The first big song he had was one I wrote, called “Just Between You and Me” (sings a little bit of it).

We’re sittin’ in the first big studio I built in Nashville right now. ...(Pauses as a ghostly steel guitar riff plays from the other room.) Hear that echo chamber? I built it.

By the late ’60s, Clement had earned a rep as a welcome wagon to singers and writers who were new to Nashville. I asked him if he saw himself as a mentor to these artists.
Not much, no…

I met Waylon Jennings pretty early, when he came to Nashville. Bobby Bare was really enthused about Waylon. Wasn’t lookin’ for money or anything, and he had a tape of Waylon, and I heard it, and I was pretty impressed. So Waylon shows up, and we started hanging out, got along well and started workin’ together some. My friend Jim Molloy was a great engineer, and I was making a lot of money, and he wasn’t, so I took him down to Texas to find songwriters, and that’s how we met Townes Van Zandt. Wasn’t too long before we brought Townes to Nashville.

I met Kris Kristofferson the first day he was here, and that same night we ended up at the professional club, down on 16th. A lot of songwriters would hang out there at night, or even during the day, but mostly at night. A lot of people would come there during session breaks ’cuz it was a good place to go and sing songs for people. Sometimes, I’d go home and write a song and come back and sing it. Me and Kris got to hangin’ out, and I liked the guy. He started writin’ these songs and they were all kinda long and poetical, and he’d bring ’em to me. I got to hear all that stuff, and he got to hear a lot of my songs.

And we got to be buddies. And he wrote that one, “… busted flat in Baton Rouge …” What’s the name of that one? … “Me and Bobby McGee.” That’s when I said, “I think you’re on the right track now, kid.”

He’d always bring me his first songs, and he’d bring me stuff by other people that nobody else would listen to, like Vince Matthews and some other characters. …

Any women inspire your songs?
Not much, Well, I guess “Gone Girl” was about my first wife. Married her a couple a times. Divorced her a couple a times, too. (Sings: “She is deliciously tall, sort of a long girl…”) That’s probably my favorite song to sing — it’s so easy.

Strangest inspiration for a song?
Nothin’ I can think of off hand … Oh yeah, “It’ll Be Me” — that’s a story.

I was takin’ a shit one night, all by myself, and I dropped one. And it felt like a good one, a talented turd. So I got up, and I looked at it, and it was a big, long one. And the line came to my head: “If you find a big turd in a toilet bowl, baby, it’ll be me, I’ll be lookin’ for you.” And that became, “If you find a lump in your sugar bowl, baby, it’ll be me. I’ll be lookin’ for you.” That was it. That song was on the backside of “Whole Lotta Shakin’ Goin’ On.” (Laughs.)

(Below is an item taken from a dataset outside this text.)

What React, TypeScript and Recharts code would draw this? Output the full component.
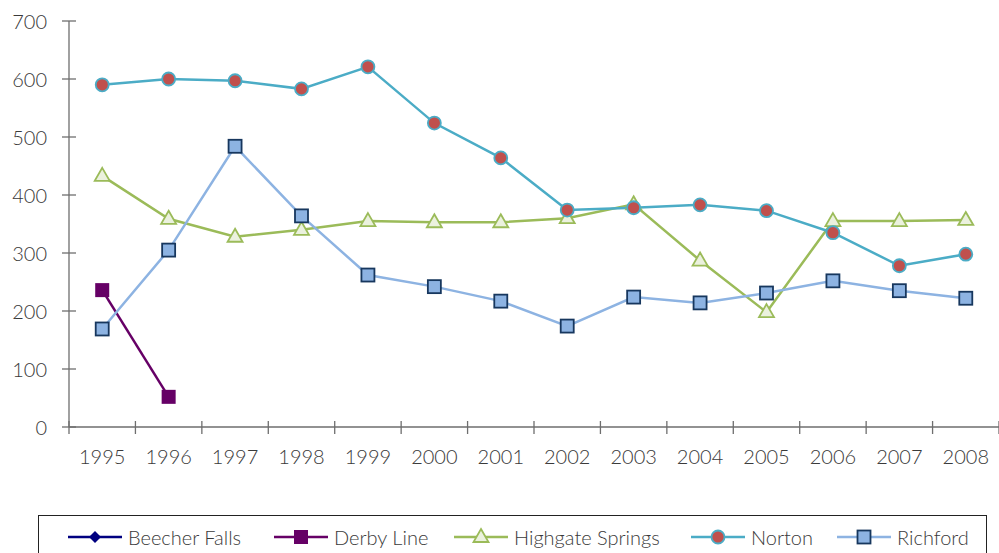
import { Line, LineChart, XAxis, YAxis } from 'recharts';

const years = ['1995', '1996', '1997', '1998', '1999', '2000', '2001', '2002', '2003', '2004', '2005', '2006', '2007', '2008'];
const beecherFalls: (number | null)[] = [null, null, null, null, null, null, null, null, null, null, null, null, null, null];
const derbyLine: (number | null)[] = [236, 52, null, null, null, null, null, null, null, null, null, null, null, null];
const highgateSprings = [433, 359, 328, 340, 355, 353, 353, 360, 384, 287, 198, 355, 355, 357];
const norton = [590, 600, 597, 583, 621, 524, 464, 374, 378, 383, 373, 335, 278, 298];
const richford = [169, 305, 484, 364, 262, 242, 217, 174, 224, 214, 231, 252, 235, 222];
const yTicks = [0, 100, 200, 300, 400, 500, 600, 700];

const data = years.map((year, i) => ({
  year,
  beecherFalls: beecherFalls[i],
  derbyLine: derbyLine[i],
  highgateSprings: highgateSprings[i],
  norton: norton[i],
  richford: richford[i],
}));

const FONT = 'Lato, "DejaVu Sans Condensed", sans-serif';
const TEXT = '#3a3a3a';
const AXIS = '#6e6e6e';
const BAND = 930 / 14;

type Marker = 'diamond' | 'square' | 'triangle' | 'circle' | 'box';

const series = [
  { key: 'beecherFalls', name: 'Beecher Falls', color: '#000080', marker: 'diamond' as Marker, left: 29 },
  { key: 'derbyLine', name: 'Derby Line', color: '#660066', marker: 'square' as Marker, left: 235 },
  { key: 'highgateSprings', name: 'Highgate Springs', color: '#9bbb59', marker: 'triangle' as Marker, left: 415 },
  { key: 'norton', name: 'Norton', color: '#4bacc6', marker: 'circle' as Marker, left: 652 },
  { key: 'richford', name: 'Richford', color: '#8db3e2', marker: 'box' as Marker, left: 798 },
];

const drawMarker = (marker: Marker, cx: number, cy: number) => {
  switch (marker) {
    case 'diamond':
      return <polygon points={`${cx},${cy - 6} ${cx + 6},${cy} ${cx},${cy + 6} ${cx - 6},${cy}`} fill="#000080" />;
    case 'square':
      return <rect x={cx - 7} y={cy - 7} width={14} height={14} fill="#660066" />;
    case 'triangle':
      return (
        <polygon
          points={`${cx},${cy - 8} ${cx + 7.5},${cy + 5} ${cx - 7.5},${cy + 5}`}
          fill="#ebf1de"
          stroke="#9bbb59"
          strokeWidth={1.8}
        />
      );
    case 'circle':
      return <circle cx={cx} cy={cy} r={6.5} fill="#c0504d" stroke="#4bacc6" strokeWidth={1.8} />;
    default:
      return <rect x={cx - 6.5} y={cy - 6.5} width={13} height={13} fill="#8db3e2" stroke="#17375e" strokeWidth={1.8} />;
  }
};

const makeDot = (marker: Marker) => (props: any) => {
  const { cx, cy, index, value } = props;
  if (cx == null || cy == null || value == null) return <g key={`e-${index}`} />;
  return <g key={`d-${index}`}>{drawMarker(marker, cx, cy)}</g>;
};

const YTick = (props: any) => {
  const { x, y, payload } = props;
  return (
    <g>
      <line x1={x - 7} x2={x + 7} y1={y} y2={y} stroke={AXIS} strokeWidth={1.3} />
      <text
        x={x - 22}
        y={y}
        textAnchor="end"
        dominantBaseline="central"
        fill={TEXT}
        fontSize={20}
        fontWeight={300}
        fontFamily={FONT}
      >
        {payload.value}
      </text>
    </g>
  );
};

const XTick = (props: any) => {
  const { x, y, payload, index } = props;
  return (
    <g>
      <line x1={x - BAND / 2} x2={x - BAND / 2} y1={y - 6} y2={y + 7} stroke={AXIS} strokeWidth={1.3} />
      {index === years.length - 1 && (
        <line x1={x + BAND / 2} x2={x + BAND / 2} y1={y - 6} y2={y + 7} stroke={AXIS} strokeWidth={1.3} />
      )}
      <text
        x={x}
        y={y + 29}
        textAnchor="middle"
        dominantBaseline="central"
        fill={TEXT}
        fontSize={20}
        fontWeight={300}
        fontFamily={FONT}
      >
        {payload.value}
      </text>
    </g>
  );
};

const LegendBox = () => (
  <div
    style={{
      position: 'absolute',
      left: 38,
      top: 515,
      width: 949,
      height: 50,
      border: '1.5px solid #222',
      boxSizing: 'border-box',
      fontFamily: FONT,
      fontWeight: 300,
      fontSize: 20,
      color: TEXT,
    }}
  >
    {series.map((s) => (
      <div
        key={s.key}
        style={{ position: 'absolute', left: s.left, top: 9, display: 'flex', alignItems: 'center', whiteSpace: 'nowrap' }}
      >
        <svg width={54} height={20} style={{ marginRight: 6 }}>
          <line x1={0} x2={54} y1={10} y2={10} stroke={s.color} strokeWidth={2.5} />
          {drawMarker(s.marker, 27, 10)}
        </svg>
        <span>{s.name}</span>
      </div>
    ))}
  </div>
);

export default function App() {
  return (
    <div style={{ position: 'absolute', left: 0, top: 0, width: 999, height: 553, overflow: 'hidden', background: '#fff' }}>
      <LineChart width={999} height={553} data={data} margin={{ top: 21, right: 0, bottom: 86, left: 0 }}>
        <XAxis
          dataKey="year"
          padding={{ left: BAND / 2, right: BAND / 2 }}
          height={40}
          stroke={AXIS}
          strokeWidth={1.3}
          tickLine={false}
          tickSize={0}
          tickMargin={0}
          tick={<XTick />}
          interval={0}
        />
        <YAxis
          domain={[0, 700]}
          ticks={yTicks}
          width={69}
          stroke={AXIS}
          strokeWidth={1.3}
          tickLine={false}
          tickSize={0}
          tickMargin={0}
          tick={<YTick />}
          interval={0}
        />
        {series.map((s) => (
          <Line
            key={s.key}
            dataKey={s.key}
            name={s.name}
            stroke={s.color}
            strokeWidth={2.5}
            dot={makeDot(s.marker)}
            activeDot={false}
            isAnimationActive={false}
          />
        ))}
      </LineChart>
      <LegendBox />
    </div>
  );
}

Jack Clement’s tips for songwriters (from http://www.cowboyjackclement.com):
1) Remember that experts are often wrong.
2) Experts tend to be narrow and overly opinionated.
3) Experts don’t buy records.
4) There’s nothing wrong with waltzes if they’re played right.
5) A good song gets better with age.
6) Reveal some of yourself with most of your songs.
7) Don’t get stuck on one song too long. Work on other songs as you go.
8) Learn to grow from setbacks, delays and getting your feelings hurt.
9) Write the worst song you can think of.
10) Write the best song you can think of.